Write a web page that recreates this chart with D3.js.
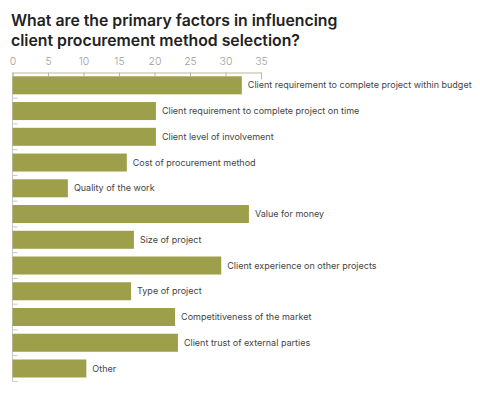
<!DOCTYPE html>
<html>
<head>
<meta charset="utf-8">
<script src="https://cdn.jsdelivr.net/npm/d3@7"></script>
<style>
  body { margin: 0; background: #fff; }
  svg { display: block; }
</style>
</head>
<body>
<div id="chart"></div>
<script>
// chart data
const categories = [
  "Client requirement to complete project within budget",
  "Client requirement to complete project on time",
  "Client level of involvement",
  "Cost of procurement method",
  "Quality of the work",
  "Value for money",
  "Size of project",
  "Client experience on other projects",
  "Type of project",
  "Competitiveness of the market",
  "Client trust of external parties",
  "Other"
];
const values = [32.3, 20.2, 20.2, 16.1, 7.8, 33.3, 17.1, 29.4, 16.7, 22.9, 23.3, 10.4];
const xTicks = [0, 5, 10, 15, 20, 25, 30, 35];
const titleLines = [
  "What are the primary factors in influencing",
  "client procurement method selection?"
];

const width = 480;
const height = 398;
const font = "Inter, 'Noto Sans', sans-serif";

const svg = d3.select("#chart")
  .append("svg")
  .attr("width", width)
  .attr("height", height);

// title
svg.append("text")
  .attr("x", 11)
  .attr("y", 26)
  .attr("font-family", font)
  .attr("font-size", 15.8)
  .attr("font-weight", 600)
  .attr("fill", "#222")
  .selectAll("tspan")
  .data(titleLines)
  .enter()
  .append("tspan")
  .attr("x", 11)
  .attr("dy", (d, i) => i === 0 ? 0 : 19.5)
  .text(d => d);

// scales
const x = d3.scaleLinear()
  .domain([0, 35])
  .range([12.5, 261]);

const y = d3.scaleBand()
  .domain(categories)
  .range([76.3, 377.5])
  .paddingInner(0.3)
  .paddingOuter(0);

// x axis on top
const xAxis = svg.append("g")
  .attr("transform", "translate(0,72.5)")
  .call(d3.axisTop(x).tickValues(xTicks).tickSizeInner(-4).tickSizeOuter(-7).tickPadding(7.5));
xAxis.select(".domain").attr("stroke", "#b9b99c");
xAxis.selectAll(".tick line").attr("stroke", "#b9b99c");
xAxis.selectAll(".tick text")
  .attr("font-family", font)
  .attr("font-size", 10.5)
  .attr("font-weight", 300)
  .attr("fill", "#a0a0a0");

// y axis: faint line with ticks in the gaps
const gapTicks = categories.map(c => y(c) + y.bandwidth() + (y.step() - y.bandwidth()) / 2);
svg.append("line")
  .attr("x1", x(0)).attr("x2", x(0))
  .attr("y1", 72.5).attr("y2", gapTicks[gapTicks.length - 1])
  .attr("stroke", "#c8c8c8");
svg.selectAll(".gap-tick")
  .data(gapTicks)
  .enter()
  .append("line")
  .attr("class", "gap-tick")
  .attr("x1", x(0)).attr("x2", x(0) + 5)
  .attr("y1", d => d).attr("y2", d => d)
  .attr("stroke", "#c8c8c8");

// bars
svg.selectAll(".bar")
  .data(values)
  .enter()
  .append("rect")
  .attr("class", "bar")
  .attr("x", x(0))
  .attr("y", (d, i) => y(categories[i]))
  .attr("width", d => x(d) - x(0))
  .attr("height", y.bandwidth())
  .attr("fill", "#9e9f4b");

// labels
svg.selectAll(".label")
  .data(values)
  .enter()
  .append("text")
  .attr("class", "label")
  .attr("x", d => x(d) + 6)
  .attr("y", (d, i) => y(categories[i]) + y.bandwidth() / 2)
  .attr("dy", "0.35em")
  .attr("font-family", font)
  .attr("font-size", 9)
  .attr("fill", "#444")
  .text((d, i) => categories[i]);
</script>
</body>
</html>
※
_WORK REQUIRED:_
Using the material above, set down every line exactly, but skip the pictures.

_FULL SOLUTION:_
Write a web page that recreates this chart with D3.js.
<!DOCTYPE html>
<html>
<head>
<meta charset="utf-8">
<script src="https://cdn.jsdelivr.net/npm/d3@7"></script>
<style>
  body { margin: 0; background: #fff; }
  svg { display: block; }
</style>
</head>
<body>
<div id="chart"></div>
<script>
// chart data
const categories = [
  "Client requirement to complete project within budget",
  "Client requirement to complete project on time",
  "Client level of involvement",
  "Cost of procurement method",
  "Quality of the work",
  "Value for money",
  "Size of project",
  "Client experience on other projects",
  "Type of project",
  "Competitiveness of the market",
  "Client trust of external parties",
  "Other"
];
const values = [32.3, 20.2, 20.2, 16.1, 7.8, 33.3, 17.1, 29.4, 16.7, 22.9, 23.3, 10.4];
const xTicks = [0, 5, 10, 15, 20, 25, 30, 35];
const titleLines = [
  "What are the primary factors in influencing",
  "client procurement method selection?"
];

const width = 480;
const height = 398;
const font = "Inter, 'Noto Sans', sans-serif";

const svg = d3.select("#chart")
  .append("svg")
  .attr("width", width)
  .attr("height", height);

// title
svg.append("text")
  .attr("x", 11)
  .attr("y", 26)
  .attr("font-family", font)
  .attr("font-size", 15.8)
  .attr("font-weight", 600)
  .attr("fill", "#222")
  .selectAll("tspan")
  .data(titleLines)
  .enter()
  .append("tspan")
  .attr("x", 11)
  .attr("dy", (d, i) => i === 0 ? 0 : 19.5)
  .text(d => d);

// scales
const x = d3.scaleLinear()
  .domain([0, 35])
  .range([12.5, 261]);

const y = d3.scaleBand()
  .domain(categories)
  .range([76.3, 377.5])
  .paddingInner(0.3)
  .paddingOuter(0);

// x axis on top
const xAxis = svg.append("g")
  .attr("transform", "translate(0,72.5)")
  .call(d3.axisTop(x).tickValues(xTicks).tickSizeInner(-4).tickSizeOuter(-7).tickPadding(7.5));
xAxis.select(".domain").attr("stroke", "#b9b99c");
xAxis.selectAll(".tick line").attr("stroke", "#b9b99c");
xAxis.selectAll(".tick text")
  .attr("font-family", font)
  .attr("font-size", 10.5)
  .attr("font-weight", 300)
  .attr("fill", "#a0a0a0");

// y axis: faint line with ticks in the gaps
const gapTicks = categories.map(c => y(c) + y.bandwidth() + (y.step() - y.bandwidth()) / 2);
svg.append("line")
  .attr("x1", x(0)).attr("x2", x(0))
  .attr("y1", 72.5).attr("y2", gapTicks[gapTicks.length - 1])
  .attr("stroke", "#c8c8c8");
svg.selectAll(".gap-tick")
  .data(gapTicks)
  .enter()
  .append("line")
  .attr("class", "gap-tick")
  .attr("x1", x(0)).attr("x2", x(0) + 5)
  .attr("y1", d => d).attr("y2", d => d)
  .attr("stroke", "#c8c8c8");

// bars
svg.selectAll(".bar")
  .data(values)
  .enter()
  .append("rect")
  .attr("class", "bar")
  .attr("x", x(0))
  .attr("y", (d, i) => y(categories[i]))
  .attr("width", d => x(d) - x(0))
  .attr("height", y.bandwidth())
  .attr("fill", "#9e9f4b");

// labels
svg.selectAll(".label")
  .data(values)
  .enter()
  .append("text")
  .attr("class", "label")
  .attr("x", d => x(d) + 6)
  .attr("y", (d, i) => y(categories[i]) + y.bandwidth() / 2)
  .attr("dy", "0.35em")
  .attr("font-family", font)
  .attr("font-size", 9)
  .attr("fill", "#444")
  .text((d, i) => categories[i]);
</script>
</body>
</html>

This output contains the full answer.